Scientists have devised a formula that predicts a woman’s chances of pregnancy.

The formula combines information about how fertility drops with age with the length of time a woman has been trying to start a family, to come up with their odds of conceiving.

For example, they have worked out that the average 25-year-old who has been trying to get pregnant for six months has a 15% chance of doing so in the following month.

By the age of 30, her odds are 13% and, at 35, they have dropped below 10%.

The speeding up of the biological clock mean the chances of pregnancy plummet after 35.

The average 40-year-old who has been trying for six months has just a 5% of getting pregnant in the next month – or odds of one in 20.

Scientists have devised a formula that predicts a woman’s chances of pregnancy

Scientists have devised a formula that predicts a woman’s chances of pregnancy

The calculations also show that when a woman is 25, it will take 13 months for her odds of conceiving quickly to fall below 10%.

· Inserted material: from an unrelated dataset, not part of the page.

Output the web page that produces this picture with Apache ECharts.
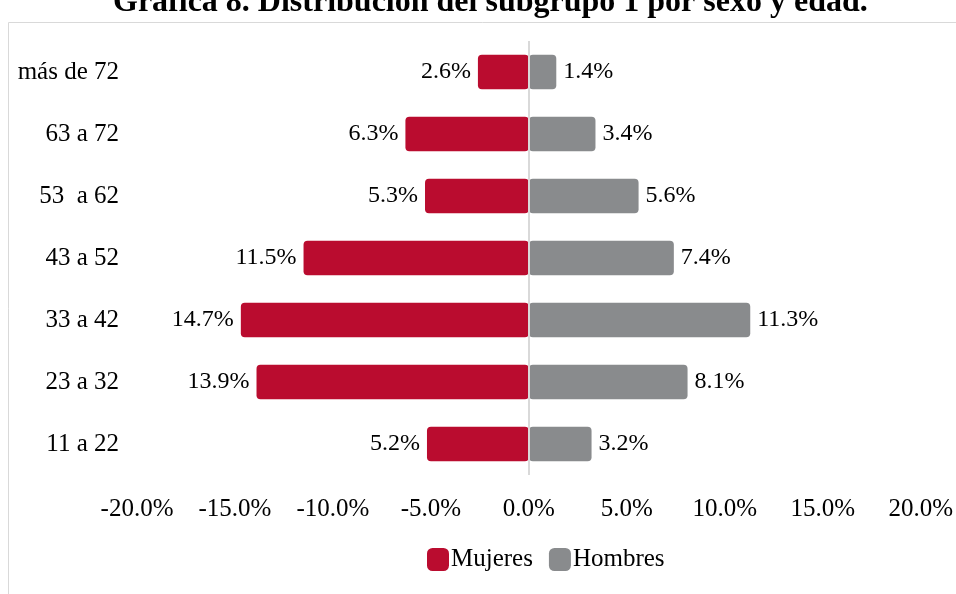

But a 35-year-old woman has just six months before her chances are so slim.

The long-standing rule of thumb is that those trying for a family should wait a year before seeking help, although doctors are increasingly acknowledging the impact of age.

The researchers, from the University of Warwick and the London School of Economics in UK, say that more detailed information could make it easier for couples to discuss fertility issues with their GP.

Professor Geraldine Hartshorne said: “People feel embarrassed and upset and don’t want to go to the doctor. Men, in particular, can be a little bit reluctant.

“As time goes by and people have been trying for a while, they start to get stressed and upset and that can affect their chances of having sex and then becoming pregnant. Approaching a doctor about a personal matter is daunting, so knowing the right time to start investigations would be a useful step forward.”

Writing in the journal PLoS One, Prof. Geraldine Hartshorne also warns that taking too long to conceive could indicate that the resulting pregnancy might be risky.

The work could help doctors to decide whether to refer patients for costly and uncomfortable tests or advise them to keep trying for a baby a little longer.

The researchers have passed their work to the National Institute for Health and Clinical Excellence, which formulates health guidelines. In future, it may be possible to create an online calculator that provides couples with a personalized prediction.

Prof. Geraldine Hartshorne added that factors such as smoking or being fat are “not the most important things” when it comes to conceiving. However, a healthy lifestyle will boost the odds of a healthy baby.

She said: “If your tubes are blocked, giving up smoking really isn’t going to make a difference, but things like smoking and obesity do have important effects when you do get pregnant and in that respect they should be addressed as soon as possible.”